Set to enter into force in 2019, Vaud’s third corporate tax reform (CTR III-VD) offers a package that will place the canton among the most attractive in the country. Given its heavy reliance on special-status companies, a successful reform at federal level is urgently needed. Vaud is still one of the Swiss cantons with the highest tax rates for individuals.
The ‘Vaud Tax Monitor’ is a joint publication by KPMG and the Chamber of Commerce and Industry of Vaud (Chambre vaudoise du commerce et de l’industrie; CVCI) which examines the tax attractiveness of the canton of Vaud for both legal entities and individuals. Corporate taxes in this canton are currently among the highest in Switzerland. On 20 March this year, however, Vaud’s electorate overwhelmingly voted in favor of its CTR III, substantially cutting the canton’s profit tax rate. By reducing this to 13.79% from 2019, the canton of Vaud will have the opportunity to provide favorable long-term conditions that will benefit its future development and maintain its attractiveness. A further reduction of tax rates for individuals to consolidate this position would be welcome.

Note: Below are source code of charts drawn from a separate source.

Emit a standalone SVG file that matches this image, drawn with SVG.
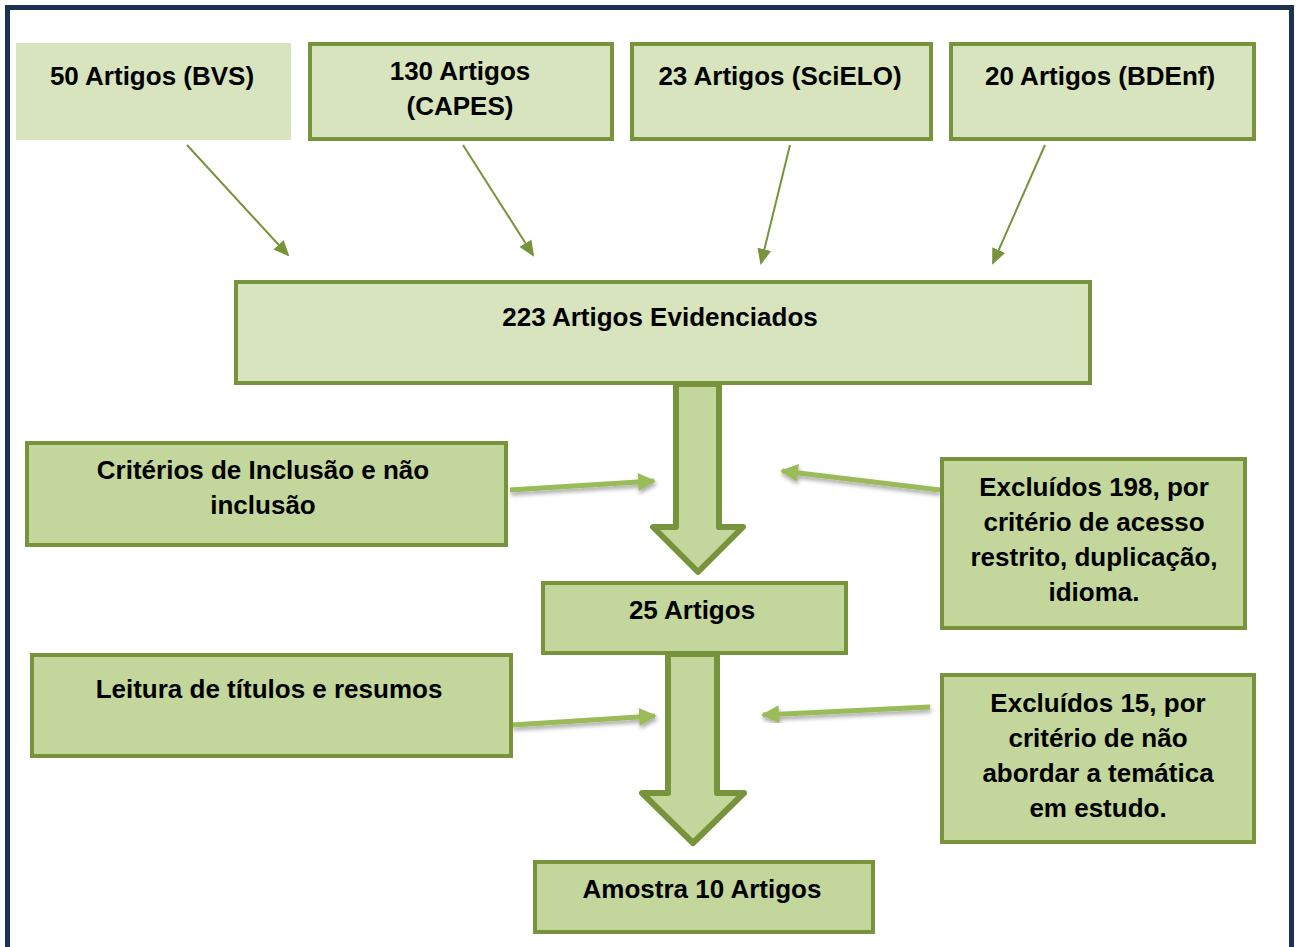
<svg xmlns="http://www.w3.org/2000/svg" width="1300" height="947" viewBox="0 0 1300 947">
<style>
.box{fill:#d7e4bd;stroke:#77933c;stroke-width:4;}
.box2{fill:#c3d69b;stroke:#77933c;stroke-width:4;}
.t{font-family:"Liberation Sans",Arial,sans-serif;font-weight:700;font-size:26px;fill:#000;text-anchor:middle;}
.thin{stroke:#77933c;stroke-width:2;fill:none;marker-end:url(#ah);}
.lt{stroke:#9bbb59;stroke-width:5;fill:none;marker-end:url(#ah2);filter:url(#sh);}
.block{fill:#c3d69b;stroke:#77933c;stroke-width:6;stroke-linejoin:round;}
</style>
<defs>
<marker id="ah" markerWidth="16" markerHeight="16" refX="14" refY="8" orient="auto" markerUnits="userSpaceOnUse" viewBox="0 0 16 16">
<path d="M0,1 L16,8 L0,15 Z" fill="#77933c"/>
</marker>
<marker id="ah2" markerWidth="18" markerHeight="18" refX="16" refY="9" orient="auto" markerUnits="userSpaceOnUse" viewBox="0 0 18 18">
<path d="M0,0 L18,9 L0,18 Z" fill="#9bbb59"/>
</marker>
<filter id="sh" x="-20%" y="-100%" width="140%" height="300%">
<feDropShadow dx="1" dy="3" stdDeviation="2" flood-color="#000" flood-opacity="0.35"/>
</filter>
</defs>
<rect x="0" y="0" width="1300" height="947" fill="#fff"/>
<rect x="7.5" y="7.5" width="1284" height="960" fill="#fff" stroke="#1b3351" stroke-width="5"/>

<g id="connectors">
<path class="block" d="M676,384 L719,384 L719,527 L743,527 L698,572 L653,527 L676,527 Z"/>
<path class="block" d="M668,654 L717,654 L717,793 L744,793 L693,843 L642,793 L668,793 Z"/>
<line class="thin" x1="187" y1="145" x2="288" y2="255"/>
<line class="thin" x1="463" y1="145" x2="533" y2="255"/>
<line class="thin" x1="790" y1="145" x2="761" y2="263"/>
<line class="thin" x1="1045" y1="145" x2="993" y2="263"/>
<line class="lt" x1="510" y1="490" x2="654" y2="481"/>
<line class="lt" x1="940" y1="490" x2="782" y2="471"/>
<line class="lt" x1="512" y1="725" x2="655" y2="716"/>
<line class="lt" x1="930" y1="707" x2="763" y2="715"/>
</g>

<g id="bvs"><rect x="16" y="43" width="275" height="97" fill="#d7e4bd"/><text class="t" x="152" y="85">50 Artigos (BVS)</text></g>
<g id="capes"><rect class="box" x="310" y="44" width="302" height="95"/><text class="t" x="460" y="80">130 Artigos</text><text class="t" x="460" y="115">(CAPES)</text></g>
<g id="scielo"><rect class="box" x="632" y="44" width="299" height="95"/><text class="t" x="780" y="85">23 Artigos (SciELO)</text></g>
<g id="bdenf"><rect class="box" x="951" y="44" width="303" height="95"/><text class="t" x="1100" y="85">20 Artigos (BDEnf)</text></g>
<g id="evid"><rect class="box" x="236" y="282" width="854" height="101"/><text class="t" x="660" y="326">223 Artigos Evidenciados</text></g>
<g id="criterios"><rect class="box2" x="27" y="443" width="479" height="102"/><text class="t" x="263" y="479">Critérios de Inclusão e não</text><text class="t" x="263" y="514">inclusão</text></g>
<g id="excl198"><rect class="box2" x="942" y="459" width="303" height="169"/><text class="t" x="1094" y="496">Excluídos 198, por</text><text class="t" x="1094" y="531">critério de acesso</text><text class="t" x="1094" y="566">restrito, duplicação,</text><text class="t" x="1094" y="601">idioma.</text></g>
<g id="a25"><rect class="box2" x="543" y="583" width="303" height="70"/><text class="t" x="692" y="619">25 Artigos</text></g>
<g id="leitura"><rect class="box2" x="32" y="655" width="479" height="101"/><text class="t" x="269" y="698">Leitura de títulos e resumos</text></g>
<g id="excl15"><rect class="box2" x="942" y="675" width="312" height="167"/><text class="t" x="1098" y="712">Excluídos 15, por</text><text class="t" x="1098" y="747">critério de não</text><text class="t" x="1098" y="782">abordar a temática</text><text class="t" x="1098" y="817">em estudo.</text></g>
<g id="amostra"><rect class="box2" x="535" y="862" width="338" height="70"/><text class="t" x="702" y="898">Amostra 10 Artigos</text></g>
</svg>
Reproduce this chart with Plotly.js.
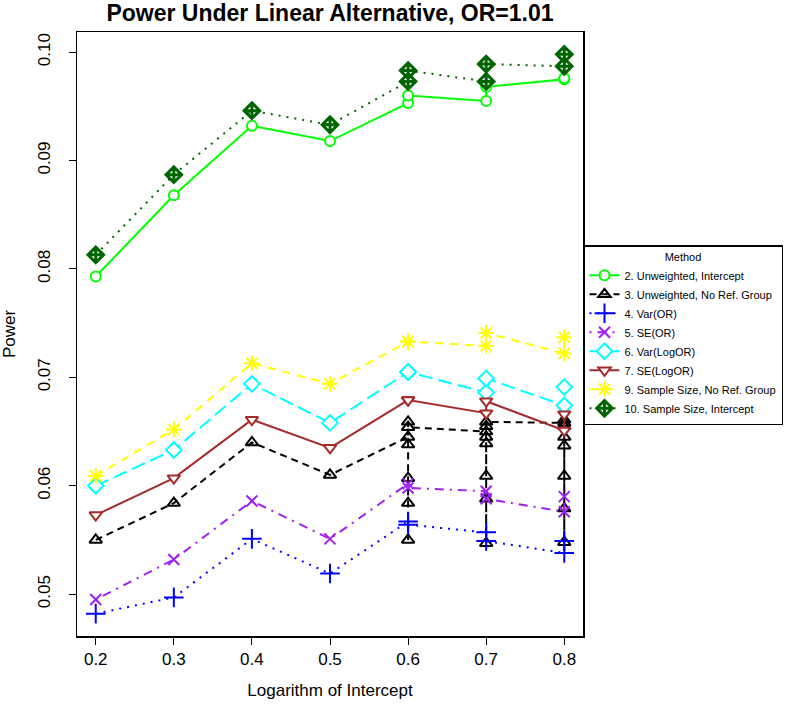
<!DOCTYPE html>
<html>
<head>
<meta charset="utf-8">
<script src="https://cdn.plot.ly/plotly-3.0.1.min.js"></script>
<style>
  html, body { margin: 0; padding: 0; background: #fff; }
  #chart { width: 785px; height: 718px; }
</style>
</head>
<body>
<div id="chart"></div>
<script>
// x positions: the last three intercepts were run twice
const x_main = [0.2, 0.3, 0.4, 0.5, 0.6, 0.6, 0.7, 0.7, 0.8, 0.8];
// method 3 has many runs stacked at the last three intercepts
const x_method3 = [0.2, 0.3, 0.4, 0.5,
  0.6, 0.6, 0.6, 0.6, 0.6, 0.6, 0.6,
  0.7, 0.7, 0.7, 0.7, 0.7, 0.7, 0.7, 0.7,
  0.8, 0.8, 0.8, 0.8, 0.8, 0.8, 0.8, 0.8];

const power_m2 = [0.0793, 0.0868, 0.0932, 0.0918, 0.0953, 0.0960, 0.0955, 0.0968, 0.0975, 0.0976];
const power_m3 = [0.0550, 0.0584, 0.0640, 0.0610,
  0.0645, 0.0638, 0.0607, 0.0584, 0.0550, 0.0659, 0.0654,
  0.0650, 0.0645, 0.0639, 0.0609, 0.0588, 0.0547, 0.0655, 0.0659,
  0.0658, 0.0655, 0.0645, 0.0637, 0.0609, 0.0579, 0.0548, 0.0661];
const power_m4 = [0.0482, 0.0497, 0.0551, 0.0519, 0.0567, 0.0564, 0.0557, 0.0549, 0.0538, 0.0549];
const power_m5 = [0.0495, 0.0532, 0.0586, 0.0551, 0.0602, 0.0598, 0.0595, 0.0588, 0.0576, 0.0590];
const power_m6 = [0.0600, 0.0633, 0.0694, 0.0658, 0.0705, 0.0705, 0.0686, 0.0699, 0.0674, 0.0691];
const power_m7 = [0.0573, 0.0607, 0.0661, 0.0635, 0.0679, 0.0679, 0.0667, 0.0678, 0.0651, 0.0666];
const power_m9 = [0.0609, 0.0652, 0.0713, 0.0694, 0.0733, 0.0733, 0.0729, 0.0741, 0.0722, 0.0737];
const power_m10 = [0.0813, 0.0887, 0.0946, 0.0933, 0.0973, 0.0983, 0.0973, 0.0989, 0.0987, 0.0998];

const method_names = [
  "2. Unweighted, Intercept",
  "3. Unweighted, No Ref. Group",
  "4. Var(OR)",
  "5. SE(OR)",
  "6. Var(LogOR)",
  "7. SE(LogOR)",
  "9. Sample Size, No Ref. Group",
  "10. Sample Size, Intercept",
];

const x_ticks = [0.2, 0.3, 0.4, 0.5, 0.6, 0.7, 0.8];
const y_ticks = [0.05, 0.06, 0.07, 0.08, 0.09, 0.10];
const y_tick_labels = ["0.05", "0.06", "0.07", "0.08", "0.09", "0.10"];

const make_trace = (name, x, y, color, dash, symbol, size, fill) => ({
  name: name,
  x: x,
  y: y,
  type: "scatter",
  mode: "lines+markers",
  line: { color: color, width: 2, dash: dash },
  marker: {
    symbol: symbol,
    size: size,
    color: fill || color,
    line: { color: color, width: 2 },
  },
});

const data = [
  make_trace(method_names[0], x_main, power_m2, "#00ff00", "solid", "circle", 10, "#ffffff"),
  make_trace(method_names[1], x_method3, power_m3, "#000000", "7px,5px", "triangle-up-open", 11),
  make_trace(method_names[2], x_main, power_m4, "#0000ff", "2px,6px", "cross-thin-open", 14),
  make_trace(method_names[3], x_main, power_m5, "#a020f0", "2px,6px,9px,6px", "x-thin-open", 11),
  make_trace(method_names[4], x_main, power_m6, "#00ffff", "14px,6px", "diamond", 12, "#ffffff"),
  make_trace(method_names[5], x_main, power_m7, "#a52a2a", "solid", "triangle-down", 11, "#ffffff"),
  make_trace(method_names[6], x_main, power_m9, "#ffff00", "8px,7px", "asterisk-open", 13),
  make_trace(method_names[7], x_main, power_m10, "#006400", "2px,6px", "diamond-cross-open", 12),
];
data[7].marker.line.width = 3;

const font_family = "Liberation Sans, Arial, Helvetica, sans-serif";

const layout = {
  width: 785,
  height: 718,
  margin: { l: 77, r: 202, t: 32, b: 82 },
  paper_bgcolor: "#ffffff",
  plot_bgcolor: "#ffffff",
  font: { family: font_family, color: "#000000", size: 17 },
  showlegend: true,
  title: {
    text: "<b>Power Under Linear Alternative, OR=1.01</b>",
    font: { size: 23, family: font_family },
    x: 0.5,
    xref: "paper",
    y: 1 - 13 / 718,
    yref: "container",
    yanchor: "middle",
  },
  xaxis: {
    title: { text: "Logarithm of Intercept", font: { size: 17 }, standoff: 16 },
    range: [0.176, 0.824],
    tickvals: x_ticks,
    tickformat: ".1f",
    ticks: "outside",
    ticklen: 7,
    tickwidth: 1,
    tickcolor: "#000000",
    showline: true,
    mirror: true,
    linecolor: "#000000",
    linewidth: 1.5,
    showgrid: false,
    zeroline: false,
    automargin: false,
    tickfont: { size: 17 },
  },
  yaxis: {
    title: { text: "Power", font: { size: 17 }, standoff: 16 },
    range: [0.04614, 0.10186],
    tickvals: y_ticks,
    ticktext: y_tick_labels,
    tickangle: -90,
    ticks: "outside",
    ticklen: 7,
    tickwidth: 1,
    tickcolor: "#000000",
    ticklabelstandoff: 12,
    showline: true,
    mirror: true,
    linecolor: "#000000",
    linewidth: 1.5,
    showgrid: false,
    zeroline: false,
    automargin: false,
    tickfont: { size: 17 },
  },
  legend: {
    x: 583 / 785,
    xanchor: "left",
    xref: "container",
    y: 1 - 335 / 718,
    yanchor: "middle",
    yref: "container",
    bgcolor: "#ffffff",
    bordercolor: "#000000",
    borderwidth: 1.5,
    font: { size: 11, family: font_family },
    title: { text: "Method", side: "top center", font: { size: 11 } },
    itemwidth: 30,
    tracegroupgap: 0,
  },
};

Plotly.newPlot("chart", data, layout, { displayModeBar: false, staticPlot: true });
</script>
</body>
</html>
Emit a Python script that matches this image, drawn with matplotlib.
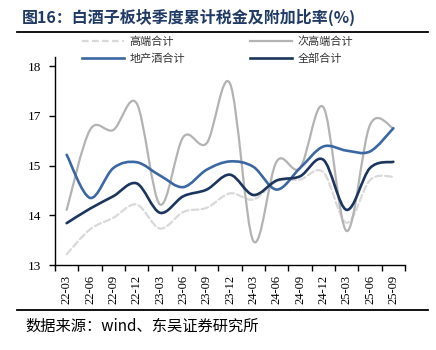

In terms of the implementation of CTR III at cantonal level, it is Vaud that has made the most progress in the legislative process. In March of this year, for instance, the canton’s electorate took a major step forward and overwhelmingly approved the draft CTR III with an 87.12% majority. With the introduction of a single tax rate of 13.79% that would apply to all companies from 2019, Vaud has set the benchmark for many cantons.
Mixed companies provided around 25,000 jobs in 2011, both directly and indirectly, or around 8.7% of all jobs available in the canton of Vaud. Accordingly, multinational corporations are extremely important for the canton in terms of their impact on the economy. They lay the foundation that safeguards both the development and the very existence of a large number of Vaud’s SMEs. All in all, the added value these companies create to the benefit of Vaud’s economy comes to around CHF 5 billion.
While enterprises with privileged tax status currently account for just 7% of all companies, they contribute around half of direct federal tax revenue. Accordingly, the success of the corporate tax reform is essential. CTR III is a vital reform to ensure Vaud’s economic sustainability and employment whilst maintaining its competitiveness at international level.
The ‘Vaud Tax Monitor’ is a systematic, intercantonal comparison of the tax competitiveness of the canton of Vaud, particularly with regard to neighboring cantons. It analyzes the canton’s attractiveness in terms of corporate taxation and revenue structure. The ‘Vaud Tax Monitor’ is a joint publication of KPMG and the Chamber of Commerce and Industry of Vaud (Chambre vaudoise du commerce et de l’industrie; (CVCI).